═══ DATA PROVIDED ═══

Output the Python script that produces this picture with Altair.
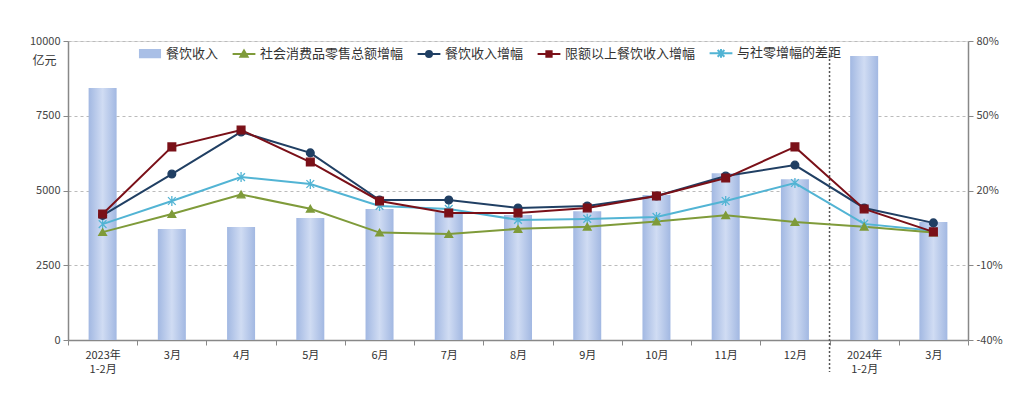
import altair as alt
import pandas as pd

FONT = "Noto Sans CJK SC"

periods = ["2023年1-2月", "2023年3月", "2023年4月", "2023年5月", "2023年6月", "2023年7月",
           "2023年8月", "2023年9月", "2023年10月", "2023年11月", "2023年12月",
           "2024年1-2月", "2024年3月"]
revenue = [8430, 3710, 3780, 4080, 4380, 4280, 4180, 4310, 4850, 5580, 5380, 9500, 3950]
retail_growth = [3.3, 10.6, 18.4, 12.7, 3.1, 2.5, 4.6, 5.5, 7.6, 10.1, 7.4, 5.5, 3.1]
catering_growth = [10.0, 26.6, 43.5, 35.1, 16.2, 16.2, 13.0, 13.8, 17.8, 25.8, 30.2, 13.0, 7.0]
above_quota_growth = [10.6, 37.5, 44.3, 31.4, 15.8, 11.0, 11.0, 13.0, 17.8, 25.0, 37.5, 12.6, 3.4]
gap_growth = [6.5, 15.8, 25.4, 22.6, 13.8, 12.6, 8.2, 8.6, 9.4, 15.8, 23.0, 6.6, 3.8]

bar_name = "餐饮收入"
series_names = ["与社零增幅的差距", "社会消费品零售总额增幅", "餐饮收入增幅", "限额以上餐饮收入增幅"]
series_colors = ["#52b4d4", "#7f9b3a", "#203f63", "#7a1018"]
series_values = [gap_growth, retail_growth, catering_growth, above_quota_growth]
marker_shapes = ["M-1,-1L1,1M-1,1L1,-1M0,-1.3V1.3", "triangle-up", "circle", "square"]

legend_names = [bar_name, "社会消费品零售总额增幅", "餐饮收入增幅", "限额以上餐饮收入增幅", "与社零增幅的差距"]
legend_colors = ["#a9bfe6", "#7f9b3a", "#203f63", "#7a1018", "#52b4d4"]
legend_shapes = [
    "M-0.92,-0.3H0.92M-0.92,-0.15H0.92M-0.92,0H0.92M-0.92,0.15H0.92M-0.92,0.3H0.92",
    "M-0.95,0H0.95M0,-0.3L0.3,0.22H-0.3ZM0,-0.12L0.12,0.1H-0.12Z",
    "M-0.95,0H0.95M0.25,0A0.25,0.25,0,1,1,-0.25,0A0.25,0.25,0,1,1,0.25,0Z"
    "M0.1,0A0.1,0.1,0,1,1,-0.1,0A0.1,0.1,0,1,1,0.1,0Z",
    "M-0.95,0H0.95M-0.22,-0.22H0.22V0.22H-0.22ZM-0.08,-0.08H0.08V0.08H-0.08Z",
    "M-0.95,0H0.95M-0.28,-0.28L0.28,0.28M-0.28,0.28L0.28,-0.28M0,-0.36V0.36",
]

bar_df = pd.DataFrame({"period": periods, "revenue": revenue})
rows = []
for name, vals in zip(series_names, series_values):
    for p, v in zip(periods, vals):
        rows.append({"period": p, "series": name, "growth": v})
line_df = pd.DataFrame(rows)
legend_df = pd.DataFrame({"period": [periods[0]] * len(legend_names),
                          "series": legend_names, "growth": [0] * len(legend_names)})
rule_df = pd.DataFrame({"period": ["2024年1-2月"], "top": [9530], "bottom": [-1070]})

label_expr = ("!isString(datum.value) ? '' : (indexof(datum.value, '1-2月') > 0 ? "
              "[slice(datum.value, 0, 5), '1-2月'] : slice(datum.value, 5))")

x_scale = alt.Scale(domain=periods, paddingInner=0, paddingOuter=0)
x_axis = alt.Axis(title=None, labelExpr=label_expr, labelAngle=0, labelFontSize=11,
                  labelColor="#333", labelFont=FONT, domainColor="#888", domainWidth=1.5,
                  tickColor="#888", tickBand="extent", tickSize=5, labelPadding=4,
                  labelLineHeight=14, grid=False)
x = alt.X("period:N", scale=x_scale, axis=x_axis)

left_axis = alt.Axis(values=[0, 2500, 5000, 7500, 10000], format="d", title="亿元",
                     titleAngle=0, titleX=-24, titleY=19, titleAlign="center",
                     titleBaseline="middle", titleFontSize=12, titleFontWeight="normal",
                     titleColor="#333", titleFont=FONT, grid=True, gridDash=[3, 3],
                     gridColor="#bbb", domainColor="#888", domainWidth=1.5, tickColor="#888",
                     tickSize=5, labelFontSize=11, labelColor="#444", labelFont=FONT,
                     labelPadding=3)
left_scale = alt.Scale(domain=[0, 10000], nice=False)

right_axis = alt.Axis(orient="right", values=[-40, -10, 20, 50, 80],
                      labelExpr="datum.value + '%'", title=None, grid=False,
                      domainColor="#888", domainWidth=1.5, tickColor="#888", tickSize=5,
                      labelFontSize=11, labelColor="#444", labelFont=FONT, labelPadding=3)
right_scale = alt.Scale(domain=[-40, 80], nice=False)

gradient = alt.Gradient(
    gradient="linear",
    stops=[alt.GradientStop(color="#a2b8e2", offset=0),
           alt.GradientStop(color="#d0dcf3", offset=0.5),
           alt.GradientStop(color="#a2b8e2", offset=1)],
    x1=0, x2=1, y1=0, y2=0,
)

bars = alt.Chart(bar_df).mark_bar(size=28, color=gradient).encode(
    x=x,
    y=alt.Y("revenue:Q", scale=left_scale, axis=left_axis),
)

rule = alt.Chart(rule_df).mark_rule(strokeDash=[2, 2], color="#555", strokeWidth=1.5).encode(
    x=alt.X("period:N", scale=x_scale, axis=x_axis, bandPosition=0),
    y=alt.Y("top:Q", scale=left_scale, axis=None),
    y2="bottom:Q",
)

lines = alt.Chart(line_df).mark_line(strokeWidth=2).encode(
    x=x,
    y=alt.Y("growth:Q", scale=right_scale, axis=right_axis),
    color=alt.Color("series:N", scale=alt.Scale(domain=series_names, range=series_colors),
                    legend=None),
)

points = alt.Chart(line_df).mark_point(filled=True, size=60, strokeWidth=1.3, opacity=1).encode(
    x=x,
    y=alt.Y("growth:Q", scale=right_scale, axis=None),
    fill=alt.Fill("series:N", scale=alt.Scale(domain=series_names, range=series_colors),
                  legend=None),
    stroke=alt.Stroke("series:N", scale=alt.Scale(domain=series_names, range=series_colors),
                      legend=None),
    shape=alt.Shape("series:N", scale=alt.Scale(domain=series_names, range=marker_shapes),
                    legend=None),
)

leg = alt.Legend(orient="none", legendX=69, legendY=-1, direction="horizontal", title=None,
                 symbolSize=576, symbolStrokeWidth=2, labelFontSize=13, labelFont=FONT,
                 labelColor="#333", labelOffset=3, columnPadding=9, padding=0)

legend_layer = alt.Chart(legend_df).mark_point(filled=True, opacity=0).encode(
    x=x,
    y=alt.Y("growth:Q", scale=right_scale, axis=None),
    fill=alt.Fill("series:N", scale=alt.Scale(domain=legend_names, range=legend_colors),
                  legend=leg),
    stroke=alt.Stroke("series:N", scale=alt.Scale(domain=legend_names, range=legend_colors),
                      legend=leg),
    shape=alt.Shape("series:N", scale=alt.Scale(domain=legend_names, range=legend_shapes),
                    legend=leg),
)

chart = alt.layer(bars, rule, lines, points, legend_layer).resolve_scale(
    y="independent", fill="independent", stroke="independent", shape="independent",
).properties(
    width=900, height=299,
    autosize=alt.AutoSizeParams(type="none"),
    padding={"left": 60, "top": 33, "right": 47, "bottom": 46},
).configure_view(stroke=None).configure(font=FONT)

chart.save("out.html", embed_options={"renderer": "svg", "actions": False})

═══

INSTRUCTION: Return only the lines from the start of the data through the line that contains "23.0, 6.6, 3.8]", please, copying them exactly and omitting all pictures.

THE COMPLETED TASK:
Output the Python script that produces this picture with Altair.
import altair as alt
import pandas as pd

FONT = "Noto Sans CJK SC"

periods = ["2023年1-2月", "2023年3月", "2023年4月", "2023年5月", "2023年6月", "2023年7月",
           "2023年8月", "2023年9月", "2023年10月", "2023年11月", "2023年12月",
           "2024年1-2月", "2024年3月"]
revenue = [8430, 3710, 3780, 4080, 4380, 4280, 4180, 4310, 4850, 5580, 5380, 9500, 3950]
retail_growth = [3.3, 10.6, 18.4, 12.7, 3.1, 2.5, 4.6, 5.5, 7.6, 10.1, 7.4, 5.5, 3.1]
catering_growth = [10.0, 26.6, 43.5, 35.1, 16.2, 16.2, 13.0, 13.8, 17.8, 25.8, 30.2, 13.0, 7.0]
above_quota_growth = [10.6, 37.5, 44.3, 31.4, 15.8, 11.0, 11.0, 13.0, 17.8, 25.0, 37.5, 12.6, 3.4]
gap_growth = [6.5, 15.8, 25.4, 22.6, 13.8, 12.6, 8.2, 8.6, 9.4, 15.8, 23.0, 6.6, 3.8]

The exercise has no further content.